The good work of the St Peter's Rugby Development Institute over term one and the tail-end of last year appears to be paying off.
Already the 7As and 6As are having much more success on the field than they did last year, but the institute is about far more than just redressing the win-loss ratio.
Three parents - Sandy Hodge, Mike Maitland and Glenn Patterson - got their heads together last year after what was a challenging season for some of the St Peter's junior sides.
"We weren't turning up fit or with skills, and were turning up too close to the season. The boys weren't 100 per cent into it," said Hodge.
With the blessing of the school and, in particular, director of rugby Mark Wilson, and tapping into the coaching resources of Auckland Rugby and the College Rifles and Marist clubs, the institute saw around 35 boys from Years 7 (St Peter's middle school) to 10 having skill drills, such as honing their technique in the tackle and at the breakdown, and working on their fitness twice weekly at The Cage. They have been to see the Blues train and had an enlightening session with Auckland Rugby referees boss Smudge McNeilage on the rules. Waisake Sotutu broke down the catch-and-pass for them.

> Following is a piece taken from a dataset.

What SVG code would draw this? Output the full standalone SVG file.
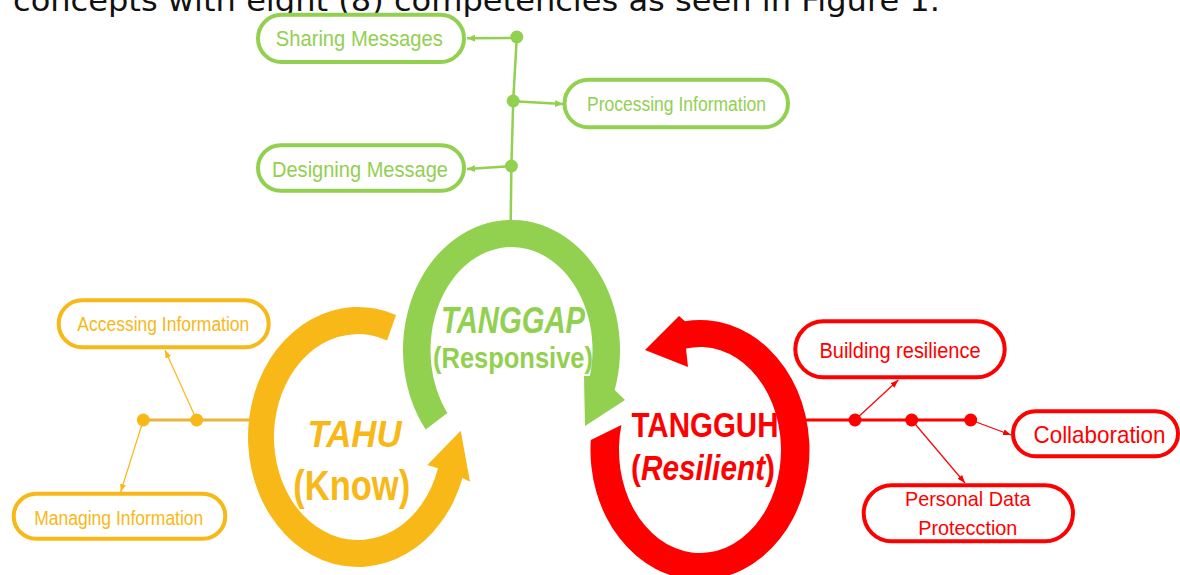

It arrested the player registration decline at St Peter's and, in fact, increased it by 13 per cent this season.
Hodge has seen a seismic shift in the mentality and enjoyment levels of the boys.
"It's completely different from previous years," she said.
"These boys are confident, they are winning more and they don't drop their heads if they have a reversal. Sometimes they just need reminding that they're good.
"You don't know if you have got the next Richie McCaw or Damian McKenzie because the boys grow at different rates. This way we have a pool of boys who are being given the time and space to mature."
Do not confuse the development institute for a rugby academy, which some schools run. While this venture will no doubt help the pool of senior players in a couple of years for the first XV - who are a on a high after two stirring wins over King's and St Kentigern - Hodge says this is not about elite athletes.
"We want to extend our areas as far as possible for all those who want to play rugby and get fit."
It's about having a good experience and giving parents clear notice as to what weight grade their boy might be in, rather than leaving it to the last minute.
The institute will not stop here. Mid-season skills sessions are being planned and the aim is to build on this in term four and term one next year.